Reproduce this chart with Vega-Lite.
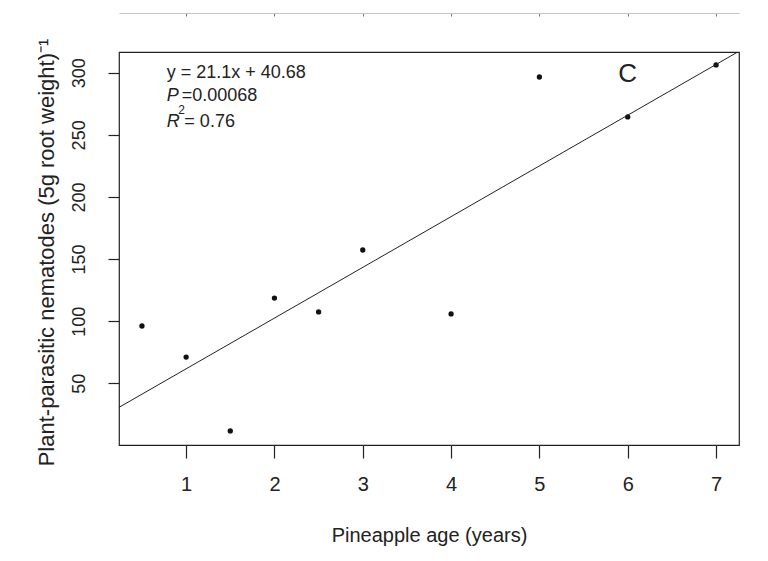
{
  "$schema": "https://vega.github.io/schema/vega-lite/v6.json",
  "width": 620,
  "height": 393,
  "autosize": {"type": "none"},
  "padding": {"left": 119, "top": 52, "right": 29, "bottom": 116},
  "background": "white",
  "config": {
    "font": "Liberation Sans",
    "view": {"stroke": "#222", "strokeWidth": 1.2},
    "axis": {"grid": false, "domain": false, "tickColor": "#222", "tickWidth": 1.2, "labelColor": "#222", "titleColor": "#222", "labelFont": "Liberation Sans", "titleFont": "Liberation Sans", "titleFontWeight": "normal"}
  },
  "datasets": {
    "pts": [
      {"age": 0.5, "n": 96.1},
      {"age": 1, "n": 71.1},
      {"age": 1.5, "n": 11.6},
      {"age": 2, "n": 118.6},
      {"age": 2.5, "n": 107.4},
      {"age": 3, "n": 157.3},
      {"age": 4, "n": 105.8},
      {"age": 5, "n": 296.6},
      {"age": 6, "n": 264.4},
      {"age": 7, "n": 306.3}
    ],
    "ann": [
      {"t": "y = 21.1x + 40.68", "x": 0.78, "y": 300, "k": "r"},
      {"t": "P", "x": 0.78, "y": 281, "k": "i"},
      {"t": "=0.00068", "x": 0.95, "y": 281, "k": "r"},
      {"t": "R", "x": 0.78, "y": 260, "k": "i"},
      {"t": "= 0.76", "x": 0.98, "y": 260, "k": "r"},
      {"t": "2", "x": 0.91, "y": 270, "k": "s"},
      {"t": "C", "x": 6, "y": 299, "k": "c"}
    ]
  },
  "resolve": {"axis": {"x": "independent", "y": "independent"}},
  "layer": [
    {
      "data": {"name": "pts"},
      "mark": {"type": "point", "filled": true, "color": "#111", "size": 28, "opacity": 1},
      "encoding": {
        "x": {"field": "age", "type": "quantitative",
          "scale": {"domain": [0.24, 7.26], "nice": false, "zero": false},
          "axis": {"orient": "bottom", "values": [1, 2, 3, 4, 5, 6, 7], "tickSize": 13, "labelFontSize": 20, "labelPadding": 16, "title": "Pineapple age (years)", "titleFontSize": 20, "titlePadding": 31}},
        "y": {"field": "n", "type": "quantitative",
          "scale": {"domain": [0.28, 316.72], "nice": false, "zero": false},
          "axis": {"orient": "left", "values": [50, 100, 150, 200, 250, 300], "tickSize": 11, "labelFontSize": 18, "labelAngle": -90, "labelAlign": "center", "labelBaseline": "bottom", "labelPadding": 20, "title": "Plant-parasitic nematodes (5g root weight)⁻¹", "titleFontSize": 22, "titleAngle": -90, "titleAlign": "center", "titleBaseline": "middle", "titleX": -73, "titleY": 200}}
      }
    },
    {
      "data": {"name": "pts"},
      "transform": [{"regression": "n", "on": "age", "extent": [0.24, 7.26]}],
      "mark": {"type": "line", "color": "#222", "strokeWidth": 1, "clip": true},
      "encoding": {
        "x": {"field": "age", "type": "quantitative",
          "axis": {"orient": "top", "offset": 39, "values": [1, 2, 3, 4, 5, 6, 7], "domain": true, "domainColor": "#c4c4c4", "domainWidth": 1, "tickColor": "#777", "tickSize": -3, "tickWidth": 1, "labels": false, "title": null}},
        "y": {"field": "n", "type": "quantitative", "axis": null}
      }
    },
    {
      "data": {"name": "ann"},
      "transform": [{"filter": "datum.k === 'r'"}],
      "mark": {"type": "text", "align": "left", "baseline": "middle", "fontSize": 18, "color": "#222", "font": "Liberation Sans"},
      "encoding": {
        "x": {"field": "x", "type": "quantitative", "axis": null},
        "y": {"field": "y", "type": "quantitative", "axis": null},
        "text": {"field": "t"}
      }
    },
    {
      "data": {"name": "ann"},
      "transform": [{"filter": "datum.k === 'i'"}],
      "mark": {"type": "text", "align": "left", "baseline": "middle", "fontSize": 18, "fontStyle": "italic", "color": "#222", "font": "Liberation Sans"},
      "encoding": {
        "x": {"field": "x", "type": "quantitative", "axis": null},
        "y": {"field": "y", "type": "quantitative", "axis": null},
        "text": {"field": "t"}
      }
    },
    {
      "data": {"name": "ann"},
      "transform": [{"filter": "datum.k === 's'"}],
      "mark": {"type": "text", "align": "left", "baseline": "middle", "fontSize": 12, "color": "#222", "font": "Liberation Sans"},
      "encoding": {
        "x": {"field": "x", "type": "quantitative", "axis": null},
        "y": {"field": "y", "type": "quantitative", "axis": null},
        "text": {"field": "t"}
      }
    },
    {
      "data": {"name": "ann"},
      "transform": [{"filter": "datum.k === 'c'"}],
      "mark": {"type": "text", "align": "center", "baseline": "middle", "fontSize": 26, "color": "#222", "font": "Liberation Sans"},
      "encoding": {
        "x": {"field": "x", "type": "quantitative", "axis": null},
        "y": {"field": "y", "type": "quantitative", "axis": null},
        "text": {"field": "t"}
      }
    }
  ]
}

■ ■ ■ ■

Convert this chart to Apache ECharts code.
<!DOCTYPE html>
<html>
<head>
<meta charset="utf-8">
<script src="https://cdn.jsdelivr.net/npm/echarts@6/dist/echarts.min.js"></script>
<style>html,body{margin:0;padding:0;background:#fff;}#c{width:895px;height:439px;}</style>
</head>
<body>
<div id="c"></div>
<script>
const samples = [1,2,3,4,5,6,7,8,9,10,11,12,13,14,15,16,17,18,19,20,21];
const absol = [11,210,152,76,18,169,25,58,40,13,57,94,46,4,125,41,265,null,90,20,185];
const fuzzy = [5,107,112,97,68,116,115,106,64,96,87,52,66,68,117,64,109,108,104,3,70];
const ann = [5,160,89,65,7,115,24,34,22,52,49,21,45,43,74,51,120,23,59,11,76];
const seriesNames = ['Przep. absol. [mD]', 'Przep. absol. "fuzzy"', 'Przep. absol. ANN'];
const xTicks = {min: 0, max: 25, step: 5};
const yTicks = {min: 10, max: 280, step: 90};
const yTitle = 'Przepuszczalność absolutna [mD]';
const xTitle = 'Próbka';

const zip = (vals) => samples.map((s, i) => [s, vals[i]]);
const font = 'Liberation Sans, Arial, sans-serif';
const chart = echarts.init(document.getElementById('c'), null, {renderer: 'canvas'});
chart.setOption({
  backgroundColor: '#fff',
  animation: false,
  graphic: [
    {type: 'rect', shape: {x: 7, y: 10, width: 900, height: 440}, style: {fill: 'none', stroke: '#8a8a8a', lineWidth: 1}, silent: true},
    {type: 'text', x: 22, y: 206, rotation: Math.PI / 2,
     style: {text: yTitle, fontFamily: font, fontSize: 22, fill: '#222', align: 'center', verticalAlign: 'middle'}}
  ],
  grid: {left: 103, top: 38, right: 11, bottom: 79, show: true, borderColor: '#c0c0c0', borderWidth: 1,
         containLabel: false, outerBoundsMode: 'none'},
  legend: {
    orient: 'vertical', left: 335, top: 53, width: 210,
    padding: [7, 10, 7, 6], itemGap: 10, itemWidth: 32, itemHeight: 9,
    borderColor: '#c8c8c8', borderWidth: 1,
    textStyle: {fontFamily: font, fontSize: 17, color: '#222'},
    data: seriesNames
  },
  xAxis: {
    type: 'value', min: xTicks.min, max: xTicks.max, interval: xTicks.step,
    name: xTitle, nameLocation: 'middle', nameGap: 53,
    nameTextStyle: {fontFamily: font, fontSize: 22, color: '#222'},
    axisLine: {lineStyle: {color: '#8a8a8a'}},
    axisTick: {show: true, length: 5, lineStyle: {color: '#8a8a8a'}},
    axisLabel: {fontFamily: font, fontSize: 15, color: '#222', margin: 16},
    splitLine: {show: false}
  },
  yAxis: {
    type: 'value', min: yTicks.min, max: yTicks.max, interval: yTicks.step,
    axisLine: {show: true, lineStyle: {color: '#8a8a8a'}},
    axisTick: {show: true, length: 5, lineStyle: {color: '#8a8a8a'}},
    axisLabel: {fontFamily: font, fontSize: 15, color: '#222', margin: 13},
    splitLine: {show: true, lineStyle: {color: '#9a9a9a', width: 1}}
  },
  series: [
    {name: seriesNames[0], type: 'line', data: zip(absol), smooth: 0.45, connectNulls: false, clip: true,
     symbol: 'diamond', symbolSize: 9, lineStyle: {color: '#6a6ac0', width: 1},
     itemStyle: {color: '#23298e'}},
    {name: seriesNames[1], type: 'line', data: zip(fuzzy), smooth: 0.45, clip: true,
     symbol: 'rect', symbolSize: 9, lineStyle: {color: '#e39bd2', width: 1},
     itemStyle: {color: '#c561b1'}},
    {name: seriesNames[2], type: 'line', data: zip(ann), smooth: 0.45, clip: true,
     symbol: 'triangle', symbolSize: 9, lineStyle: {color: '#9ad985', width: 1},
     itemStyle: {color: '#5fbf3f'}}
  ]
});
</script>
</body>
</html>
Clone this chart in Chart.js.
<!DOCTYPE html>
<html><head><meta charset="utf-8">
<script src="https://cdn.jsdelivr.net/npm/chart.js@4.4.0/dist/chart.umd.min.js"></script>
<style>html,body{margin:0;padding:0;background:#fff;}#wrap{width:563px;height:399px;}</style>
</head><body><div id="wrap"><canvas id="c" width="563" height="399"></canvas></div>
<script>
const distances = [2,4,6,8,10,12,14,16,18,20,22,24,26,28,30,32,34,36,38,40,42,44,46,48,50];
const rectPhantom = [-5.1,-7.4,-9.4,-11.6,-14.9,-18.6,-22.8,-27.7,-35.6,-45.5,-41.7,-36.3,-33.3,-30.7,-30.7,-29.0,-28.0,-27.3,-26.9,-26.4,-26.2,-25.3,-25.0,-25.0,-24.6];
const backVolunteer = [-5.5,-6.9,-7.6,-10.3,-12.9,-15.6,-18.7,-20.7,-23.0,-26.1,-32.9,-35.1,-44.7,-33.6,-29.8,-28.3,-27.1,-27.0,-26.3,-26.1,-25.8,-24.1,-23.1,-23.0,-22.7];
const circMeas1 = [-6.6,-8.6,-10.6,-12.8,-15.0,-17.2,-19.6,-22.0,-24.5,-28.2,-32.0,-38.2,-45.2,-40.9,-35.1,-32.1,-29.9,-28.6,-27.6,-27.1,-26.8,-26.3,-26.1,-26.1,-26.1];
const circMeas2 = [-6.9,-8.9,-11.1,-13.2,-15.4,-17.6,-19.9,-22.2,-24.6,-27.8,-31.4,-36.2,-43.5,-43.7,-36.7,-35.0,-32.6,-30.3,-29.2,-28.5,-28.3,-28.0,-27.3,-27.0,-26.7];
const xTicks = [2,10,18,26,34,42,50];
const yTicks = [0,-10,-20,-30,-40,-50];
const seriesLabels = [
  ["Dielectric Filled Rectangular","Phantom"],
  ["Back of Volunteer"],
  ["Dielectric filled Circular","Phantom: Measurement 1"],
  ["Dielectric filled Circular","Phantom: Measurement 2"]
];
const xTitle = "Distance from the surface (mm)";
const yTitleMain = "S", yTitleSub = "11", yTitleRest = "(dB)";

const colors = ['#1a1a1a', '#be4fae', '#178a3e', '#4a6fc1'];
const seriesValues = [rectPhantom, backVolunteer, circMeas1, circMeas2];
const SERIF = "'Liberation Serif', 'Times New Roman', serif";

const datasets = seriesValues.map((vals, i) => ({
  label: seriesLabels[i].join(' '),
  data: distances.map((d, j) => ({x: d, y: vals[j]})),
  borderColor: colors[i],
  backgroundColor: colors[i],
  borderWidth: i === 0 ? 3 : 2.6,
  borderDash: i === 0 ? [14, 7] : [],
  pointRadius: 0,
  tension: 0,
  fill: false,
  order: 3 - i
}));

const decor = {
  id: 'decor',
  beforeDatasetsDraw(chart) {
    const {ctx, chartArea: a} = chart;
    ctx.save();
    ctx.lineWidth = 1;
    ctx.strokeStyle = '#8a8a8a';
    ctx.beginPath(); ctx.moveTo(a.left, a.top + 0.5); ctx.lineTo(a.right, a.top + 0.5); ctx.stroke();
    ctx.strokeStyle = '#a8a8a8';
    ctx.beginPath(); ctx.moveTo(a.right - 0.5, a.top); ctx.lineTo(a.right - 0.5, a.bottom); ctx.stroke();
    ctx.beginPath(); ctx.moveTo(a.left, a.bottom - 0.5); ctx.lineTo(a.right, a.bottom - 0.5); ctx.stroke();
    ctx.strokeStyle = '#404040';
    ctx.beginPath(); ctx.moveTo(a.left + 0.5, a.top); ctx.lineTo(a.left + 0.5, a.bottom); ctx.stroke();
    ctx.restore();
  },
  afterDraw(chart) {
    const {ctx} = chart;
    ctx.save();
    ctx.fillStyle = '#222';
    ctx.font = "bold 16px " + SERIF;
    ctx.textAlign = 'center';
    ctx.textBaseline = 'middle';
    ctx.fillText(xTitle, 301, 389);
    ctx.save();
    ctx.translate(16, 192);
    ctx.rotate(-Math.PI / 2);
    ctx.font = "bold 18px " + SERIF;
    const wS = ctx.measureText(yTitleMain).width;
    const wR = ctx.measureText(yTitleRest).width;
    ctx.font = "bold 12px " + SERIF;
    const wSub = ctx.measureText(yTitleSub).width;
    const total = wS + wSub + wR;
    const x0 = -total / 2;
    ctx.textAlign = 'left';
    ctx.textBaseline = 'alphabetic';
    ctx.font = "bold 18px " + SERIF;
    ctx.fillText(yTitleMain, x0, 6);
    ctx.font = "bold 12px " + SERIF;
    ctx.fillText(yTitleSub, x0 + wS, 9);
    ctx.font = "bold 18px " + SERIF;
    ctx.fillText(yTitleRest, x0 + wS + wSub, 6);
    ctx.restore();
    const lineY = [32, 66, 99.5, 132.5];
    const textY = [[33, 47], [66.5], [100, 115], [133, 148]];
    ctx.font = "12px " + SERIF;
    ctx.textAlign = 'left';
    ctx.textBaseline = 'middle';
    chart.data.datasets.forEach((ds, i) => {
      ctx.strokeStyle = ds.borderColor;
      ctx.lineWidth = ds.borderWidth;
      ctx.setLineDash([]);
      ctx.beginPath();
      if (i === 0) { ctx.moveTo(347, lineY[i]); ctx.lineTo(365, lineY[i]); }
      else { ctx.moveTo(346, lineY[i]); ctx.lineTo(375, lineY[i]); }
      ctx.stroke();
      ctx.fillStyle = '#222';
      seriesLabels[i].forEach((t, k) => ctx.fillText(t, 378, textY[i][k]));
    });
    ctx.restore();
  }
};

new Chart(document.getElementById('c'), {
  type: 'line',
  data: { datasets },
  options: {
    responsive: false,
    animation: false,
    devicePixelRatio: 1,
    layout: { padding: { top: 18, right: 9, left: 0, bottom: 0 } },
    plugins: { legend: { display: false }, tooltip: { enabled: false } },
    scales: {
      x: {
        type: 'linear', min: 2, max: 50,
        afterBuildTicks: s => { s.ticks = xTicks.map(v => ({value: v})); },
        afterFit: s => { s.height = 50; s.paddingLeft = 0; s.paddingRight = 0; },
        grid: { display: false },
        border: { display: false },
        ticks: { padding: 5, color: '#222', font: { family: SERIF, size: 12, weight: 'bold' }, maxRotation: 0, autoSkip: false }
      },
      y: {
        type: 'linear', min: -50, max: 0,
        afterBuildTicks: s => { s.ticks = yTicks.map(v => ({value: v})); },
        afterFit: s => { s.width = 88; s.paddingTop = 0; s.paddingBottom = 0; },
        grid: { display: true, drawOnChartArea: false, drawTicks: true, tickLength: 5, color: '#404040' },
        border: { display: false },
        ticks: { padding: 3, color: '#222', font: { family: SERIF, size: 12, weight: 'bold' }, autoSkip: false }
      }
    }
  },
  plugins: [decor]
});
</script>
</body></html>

■ ■ ■ ■

What the exercise asks: Keep only the lines that hold the string "this", and copy them out.

Exercise answer:
Reproduce this chart with Vega-Lite.
Convert this chart to Apache ECharts code.
Clone this chart in Chart.js.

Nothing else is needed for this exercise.